By the way, don’t you love the name Pie Dufour? There’s something special about New Orleans names.

Charles L. “Pie” Dufour, who died in 1996 at age 93, wrote almost 9,700 installments of his column “Pie Dufour’s A La Mode” for the New Orleans States-Item and the Sunday edition of the New Orleans Times-Picayune from 1949-78. He was the author of almost 20 books.

And he was yet another friend of Carlisle, the guy from Forrest City who turned up everywhere.

The famous Arkansas sportswriter Jim Bailey once described Carlisle as a “fellow who isn’t very easy to explain in a few words.”

Carlisle began attending sports events across the country as a young man, getting credentials through his work at the Times-Herald. In the 1920s, it wasn’t as difficult to get credentials to major events as it is these days. Carlisle spent a lot of time on trains going to and coming from sports events.

“By the time media requirements began to tighten, Raoul had been grandfathered in,” Moss says.

On Jan. 1, 1980 — the day Alabama played Arkansas in the Sugar Bowl (the Crimson Tide won its second consecutive national championship that day) — The Tuscaloosa News had a front-page blurb for an inside story. It read: “Raoul Carlisle has seen his share of Sugar Bowls — all 46 in fact — and can keep you entertained talking about them.”

I was in New Orleans covering the Sugar Bowl for the Siftings Herald in the week leading up to that game.

Everyone had tired of Carlisle bragging about his “dear friend” Bear Bryant. We were betting he didn’t even know the Alabama coach.

Just before a joint news conference with Arkansas coach Lou Holtz, Bryant walked into the room. To our amazement, he strolled over to Carlisle and gave him a hug.

“He really does know everybody,” Bailey said that day.

Steve Cady of The New York Times mentioned Carlisle in a 1975 article, noting that he was covering his 57th Kentucky Derby. That means Carlisle would have seen Sir Barton and every other Triple Crown winner.

With Carlisle having died in November 1980, there was no one to sit between Smith and Young on the first Saturday in May 1981.

“With their eccentric but gentlemanly buffer gone, Young was moved into the No. 2 seat at the Derby next to Mr. Smith, his archrival who Young had actually criticized in print,” Moss says.

One more story, this one about Moss and Henry. Moss (who jumped from the Gazette to the Democrat following the 1982 Arkansas Derby) had asked Henry to let him cover Louisiana Downs in the summer and fall. Moss said he would pay for an apartment in Bossier City if the Gazette would keep him on the sports staff and allow him to handicap and write stories from the track.

Henry declined.

“He told me I needed to get out of covering horse racing because every racing writer he ever knew wound up being a drunk and a compulsive gambler,” Moss says. “He said, ‘Football is your future.
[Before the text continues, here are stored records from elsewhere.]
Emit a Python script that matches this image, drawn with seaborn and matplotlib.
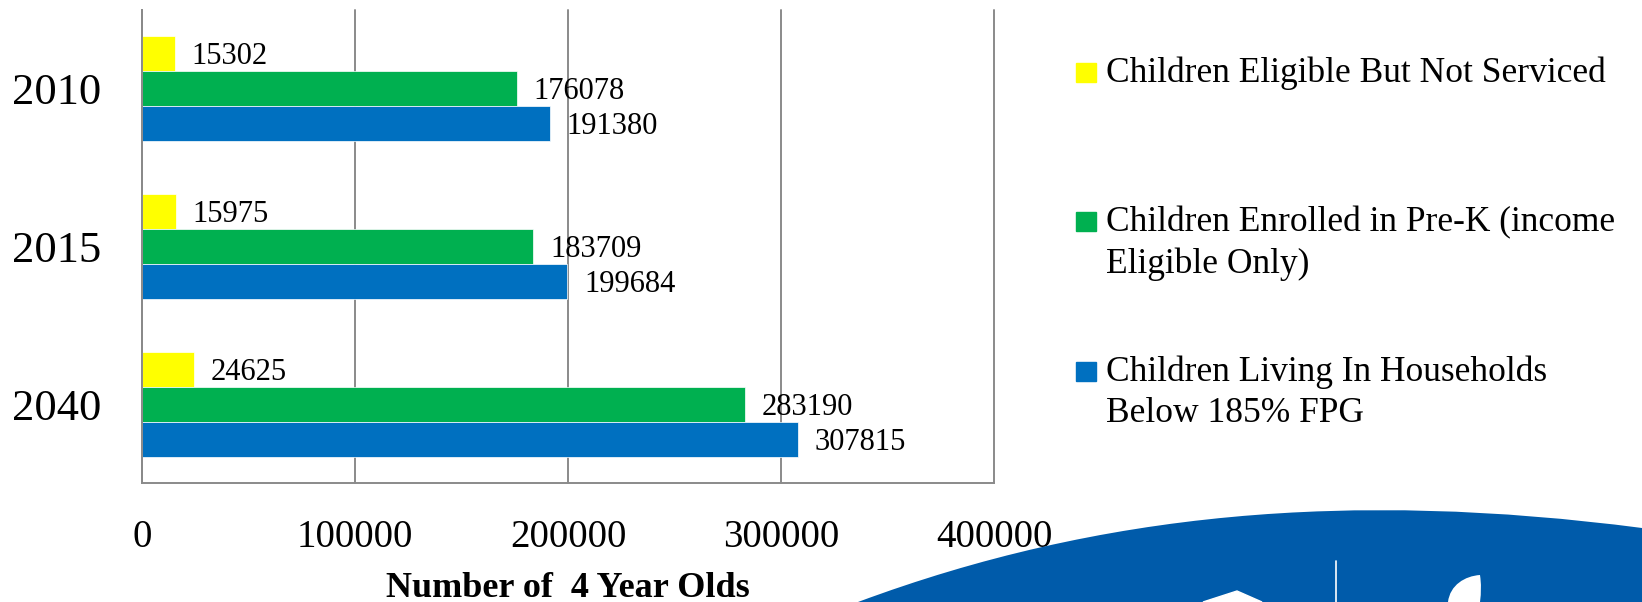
import matplotlib
matplotlib.use("Agg")
import matplotlib.pyplot as plt
import matplotlib.patches as mpatches
from matplotlib.path import Path
import pandas as pd
import seaborn as sns

# data
years = ["2010", "2015", "2040"]
series = ["Children Eligible But Not Serviced",
          "Children Enrolled in Pre-K (income Eligible Only)",
          "Children Living In Households Below 185% FPG"]
not_serviced = [15302, 15975, 24625]
enrolled = [176078, 183709, 283190]
below_fpg = [191380, 199684, 307815]
x_ticks = [0, 100000, 200000, 300000, 400000]
x_label = "Number of  4 Year Olds"
legend_lines = [["Children Eligible But Not Serviced"],
                ["Children Enrolled in Pre-K (income", "Eligible Only)"],
                ["Children Living In Households", "Below 185% FPG"]]
colors = ["#FFFF00", "#00B050", "#0070C0"]

sns.set_style("white")
plt.rcParams["font.family"] = ["Liberation Serif", "DejaVu Serif"]
plt.rcParams["text.color"] = "black"
plt.rcParams["axes.labelcolor"] = "black"

W, H = 1642, 602
GREY = "#8a8a8a"


def fx(x):
    return x / W


def fy(y):
    return 1 - y / H


df = pd.DataFrame({
    "year": years * 3,
    "series": [s for s in series for _ in years],
    "value": not_serviced + enrolled + below_fpg,
})

fig = plt.figure(figsize=(W / 100, H / 100), dpi=100)
ax = fig.add_axes([fx(142), fy(483), fx(994) - fx(142), fy(10) - fy(483)])

sns.barplot(data=df, y="year", x="value", hue="series", hue_order=series,
            order=years, orient="h", palette=colors, saturation=1,
            width=0.667, edgecolor="white", linewidth=0.5, legend=False, ax=ax)

for cont in ax.containers:
    labels = ax.bar_label(cont, fmt="%d", padding=12, fontsize=22, color="black")
    for t in labels:
        t.xyann = (12, -2.2)

ax.set_ylim(2.5, -0.5)
ax.set_xlim(0, 400000)
ax.set_xticks(x_ticks)
ax.set_xticklabels([str(t) for t in x_ticks])
ax.set_yticks(range(len(years)))
ax.set_yticklabels(years)
ax.set_yticks([-0.5, 0.5, 1.5, 2.5], minor=True)
ax.tick_params(axis="y", which="major", length=0, labelsize=32, pad=29,
               labelcolor="black")
ax.tick_params(axis="y", which="minor", length=8.6, width=1.3, color=GREY)
ax.tick_params(axis="x", length=8.6, width=1.3, color=GREY, labelsize=28,
               pad=17, labelcolor="black")
ax.set_ylabel("")
ax.set_xlabel(x_label, fontsize=26, fontweight="bold", labelpad=12)

ax.grid(axis="x", color=GREY, lw=1.4)
ax.set_axisbelow(True)
for g in ax.get_xgridlines():
    g.set_clip_on(False)
for side in ["top", "right"]:
    ax.spines[side].set_visible(False)
for side in ["left", "bottom"]:
    ax.spines[side].set_color(GREY)
    ax.spines[side].set_linewidth(1.4)

# legend drawn by hand so the squares line up with the first text line
baselines = [[82], [231, 273], [381, 422]]
for color, lines, bls in zip(colors, legend_lines, baselines):
    fig.patches.append(mpatches.Rectangle((fx(1076), fy(bls[0])), fx(20), 19 / H,
                                          transform=fig.transFigure, color=color))
    for line, bl in zip(lines, bls):
        fig.text(fx(1106), fy(bl), line, fontsize=25.5, va="baseline", ha="left")

# blue swoosh of the logo, bottom right
blue = "#005BAA"
verts = [(858, 602), (1100, 512), (1350, 490), (1642, 528), (1642, 602), (858, 602)]
codes = [Path.MOVETO, Path.CURVE4, Path.CURVE4, Path.CURVE4, Path.LINETO, Path.CLOSEPOLY]
swoosh = Path([(fx(x), fy(y)) for x, y in verts], codes)
fig.patches.append(mpatches.PathPatch(swoosh, transform=fig.transFigure,
                                      facecolor=blue, edgecolor="none"))
roof = [(1203, 602), (1237, 591), (1262, 602)]
fig.patches.append(mpatches.Polygon([(fx(x), fy(y)) for x, y in roof], closed=True,
                                    transform=fig.transFigure, color="white"))
fig.add_artist(plt.Line2D([fx(1336), fx(1336)], [fy(561), fy(602)],
                          transform=fig.transFigure, color="white", lw=1.2))
leaf_v = [(1448, 602), (1450, 585), (1465, 576), (1480, 575),
          (1482, 588), (1480, 602), (1448, 602)]
leaf_c = [Path.MOVETO, Path.CURVE4, Path.CURVE4, Path.CURVE4,
          Path.CURVE3, Path.CURVE3, Path.CLOSEPOLY]
leaf = Path([(fx(x), fy(y)) for x, y in leaf_v], leaf_c)
fig.patches.append(mpatches.PathPatch(leaf, transform=fig.transFigure,
                                      facecolor="white", edgecolor="none"))

fig.savefig("out.png", dpi=100)
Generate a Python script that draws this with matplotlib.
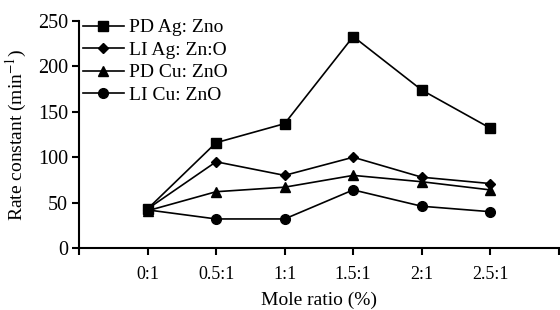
import matplotlib
matplotlib.use("Agg")
import matplotlib.pyplot as plt

plt.rcParams['font.family'] = ['Liberation Serif', 'DejaVu Serif']
plt.rcParams['mathtext.fontset'] = 'stix'

ratios = ["0:1", "0.5:1", "1:1", "1.5:1", "2:1", "2.5:1"]
pd_ag = [43, 116, 137, 233, 174, 132]
li_ag = [43, 95, 80, 100, 78, 71]
pd_cu = [41, 62, 67, 80, 73, 64]
li_cu = [42, 32, 32, 64, 46, 40]

x = list(range(1, len(ratios) + 1))

fig = plt.figure(figsize=(5.6, 3.1), dpi=100)
ax = fig.add_axes([0.141, 0.2, 0.857, 0.732])

ax.plot(x, pd_ag, color="black", lw=1.2, marker="s", ms=7, label="PD Ag: Zno")
ax.plot(x, li_ag, color="black", lw=1.2, marker="D", ms=5.5, label="LI Ag: Zn:O")
ax.plot(x, pd_cu, color="black", lw=1.2, marker="^", ms=7.5, label="PD Cu: ZnO")
ax.plot(x, li_cu, color="black", lw=1.2, marker="o", ms=7, label="LI Cu: ZnO")

ax.set_xlim(0, 7)
ax.set_ylim(0, 250)
ax.set_xticks([0] + x + [7])
ax.set_xticklabels([""] + ratios + [""])
ax.set_yticks([0, 50, 100, 150, 200, 250])
ax.tick_params(width=1.5, length=5, direction="out")
ax.tick_params(axis="x", labelsize=13, pad=8)
ax.tick_params(axis="y", labelsize=14.5, pad=3)
for s in ["top", "right"]:
    ax.spines[s].set_visible(False)
for s in ["left", "bottom"]:
    ax.spines[s].set_linewidth(1.5)

ax.set_xlabel("Mole ratio (%)", fontsize=14, labelpad=6)
ax.set_ylabel("Rate constant (min$^{-1}$)", fontsize=14, labelpad=6)

ax.legend(loc="upper left", bbox_to_anchor=(-0.02, 1.07), frameon=False, fontsize=14,
          handlelength=2.1, handletextpad=0.25, labelspacing=0.25, borderaxespad=0.3)

fig.savefig("out.png", dpi=100)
That’s where you need to be.’ Now, Orville’s gone and, lo and behold, I wind up working for the NFL Network and doing some football for NBC.”

Thus Hot Springs native Randy Moss found his way to Indianapolis last week, covering the Super Bowl for NBC and telling Peter King about the 1980 Kentucky Derby.

And thus Randy and I began telling stories Tuesday about Forrest City’s Raoul Carlisle, the man who once knew everyone in sports and seemingly was everywhere at once.